Woman With a Fan and Farm Woman were both painted in 1908, when the artist was on the cusp of turning from Cézanne-inspired solid forms to Cubism. Woman With a Fan was loosely based on a study of his mistress, Fernande Olivier, while Farm Woman was based on Marie-Louise Putman, the owner of a house where Picasso was staying. Yet both have been rendered anonymous, reduced to pure geometry.
Photo: © The State Hermitage Museum 2018, Vladimir Terebenin, Leonard Kheifets and Yuri Mololkovets
When the Shchukins and the Morozovs travelled to Paris for trade and pleasure they were following a path well trod by generations of Russians. Since the time of Peter the Great, Russia had turned to France for both intellectual and aesthetic nourishment. In music and dance this had long ceased to be one way traffic as Tchaikovsky melded elements from both Western and Russian traditions, while Russian Ballet took a French tradition and made it its own.
It is curious, but not surprising that the two great collectors of modern art were textile merchants. Their trade gave them an eye for fresh relationships between colour, line and texture.
By the end of the 19th century the Morozovs were one of the richest families in Russia. Ivan and Mikhail Morozov were passionate collectors of Bonnard, Sisley, Signac, Pissarro and Cézanne. The family was sympathetic to the aims of the Bolshevik Revolution (their grandfather had been a serf) and Ivan planned to eventually give his collection to the state.
Photo: © The State Hermitage Museum 2018, Pavel Demidov and Konstantin Sinyavsky
But the state took it first. In 1923 his house and collection had become the State Museum of Modern Western Art, which eventually became the repository for looted art from other collections. By 1932, Stalin’s doctrinaire hegemony decreed that modern Western art was decadent and it vanished from public view until after his death. The preservation of Russia’s great collections in the face of totalitarian opposition is a tribute to the bravery of generations of dedicated museum professional staff.
Sergey Shchukin, who first visited Paris in the 1890s, was a very early patron of that young radical, Henri Matisse. The earliest Matisse in this exhibition, The Luxembourg Gardens, circa 1901, takes a subject which is almost a cliché of French Impressionism, and makes it into a Fauve celebration of pure, intense colour.
© Succession H Matisse/Copyright Agency, 2018It is a truly remarkable painting. Shchukin bought it from Matisse’s dealer, Galerie Druet, in 1907. A year later he bought the luminous Woman on a Terrace of 1906, a work of such stunning simplicity that it is worth seeing the exhibition for this alone. But Shchukin did not stop with collecting Matisse’s early masterpieces and befriending the artist. In 1911 Matisse visited Russia, as Shchukin’s guest.
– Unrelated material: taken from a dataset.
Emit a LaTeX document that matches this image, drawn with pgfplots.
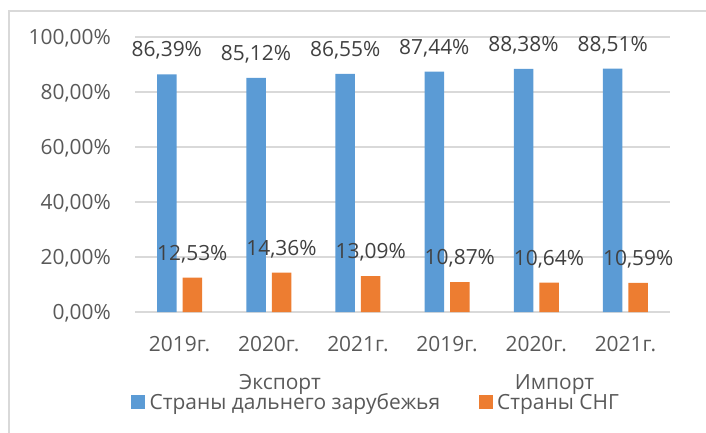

The portrait of Shchukin hangs next to an entrancing, but frustrating, photograph of the Pink Drawing Room in his mansion. The elaborate 18th century Roccoco room is covered in a crowd of masterpieces by Matisse - but the photograph is in black and white, with no sense of colour. From historic records we know that in order to prepare the room for his art, the artist arranged for the ceiling to be painted pink. The walls were given pale green wallpaper, the carpet was cherry red. Matisse then curated his personal selection of some of the paintings Shchukin had bought, including A Game of Bowls of 1908.
Photo: © The State Hermitage Museum, St Petersburg 2018, Vladimir Terebenin
I can understand why this work, along with Nymph and Satyr, painted the following year, hangs at the entrance to the central court in the Sydney exhibition. Their fluidity of form and line, along with their limited palette, connect them to Matisse’s two great Dance and Music paintings.
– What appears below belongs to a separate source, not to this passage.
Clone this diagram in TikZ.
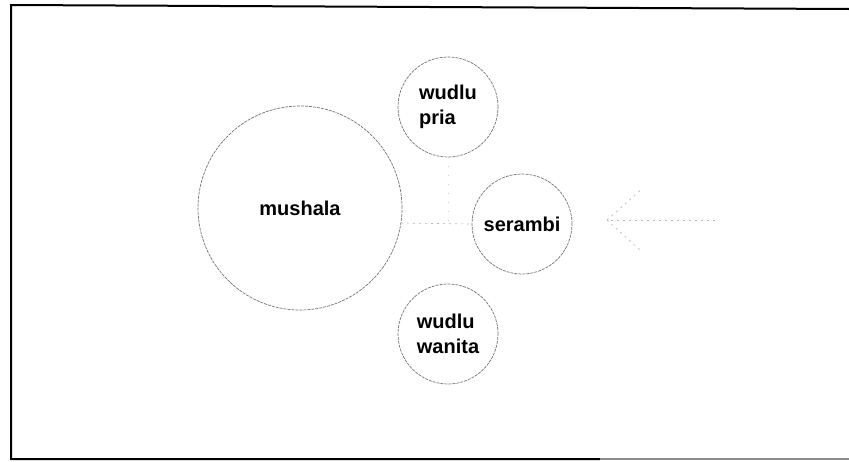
\documentclass[tikz,border=0pt]{standalone}
\usepackage{fontspec}
\setmainfont{Liberation Sans}
\begin{document}
\begin{tikzpicture}[x=1pt,y=-1pt,
  room/.style={circle, draw=black!55, line width=0.7pt, dash pattern=on 3pt off 1pt,
    inner sep=0pt, align=left, font=\fontsize{20}{25}\selectfont\bfseries},
  faint/.style={draw=black!28, line width=0.7pt, dash pattern=on 2pt off 4pt},
  fainter/.style={draw=black!18, line width=0.6pt, dash pattern=on 1pt off 8pt},
  frame/.style={draw=black, line width=2pt}]
\useasboundingbox (0,0) rectangle (849,461);
% frame (top, left, bottom)
\draw[frame] (849,9) -- (11,5) -- (11,459) -- (600,459);
\draw[draw=black!45, line width=2pt] (600,459) -- (849,459);
% rooms
\node[room, minimum size=204] (mushala) at (300,208) {mushala};
\node[room, minimum size=100] (pria) at (448,107) {wudlu\\pria};
\node[room, minimum size=100] (serambi) at (522,224) {serambi};
\node[room, minimum size=100] (wanita) at (448,334) {wudlu\\wanita};
% connectors
\coordinate (join) at (448,223);
\coordinate (mushalaside) at (401,223);
\draw[faint] (mushalaside) -- (serambi.west);
\draw[fainter] (pria.south) -- (join);
% entrance arrow
\coordinate (entry) at (715,220);
\coordinate (tip) at (607,220);
\draw[faint] (entry) -- (tip);
\draw[faint] (tip) -- ++(36,-32);
\draw[faint] (tip) -- ++(33,30);
\end{tikzpicture}
\end{document}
Photo: © The State Hermitage Museum 2018, Vladimir Terebenin, Leonard Kheifets and Yuri MololkovetsThe opportunity to see this art up close and personal, to get a sense of how Matisse interacted with the culture of the man who so admired him, is rare indeed.
The Dance and Music paintings are not in the Sydney show. However, visitors can see Peter Greenaway and Saskia Boddeke’s five channel, multi-media installation that recreates the relationship between Shchukin, Matisse, radical Russian artists and two of the great paintings of the 20th century.
Shchukin was passionate about sharing the art he had bought. In 1907 he opened his house to visitors every Sunday. When the Bolshevik Revolution overturned the old order in 1917, he fled to France and his art was seized on the orders of Lenin.
The last work in the exhibition, Kazimir Malevich’s Black Square, owes nothing and everything to the activities of the merchant collectors of modern art. In its stark denial of any resemblance to reality, it eliminates any consideration of possible decoration and challenges the very idea of what art may be.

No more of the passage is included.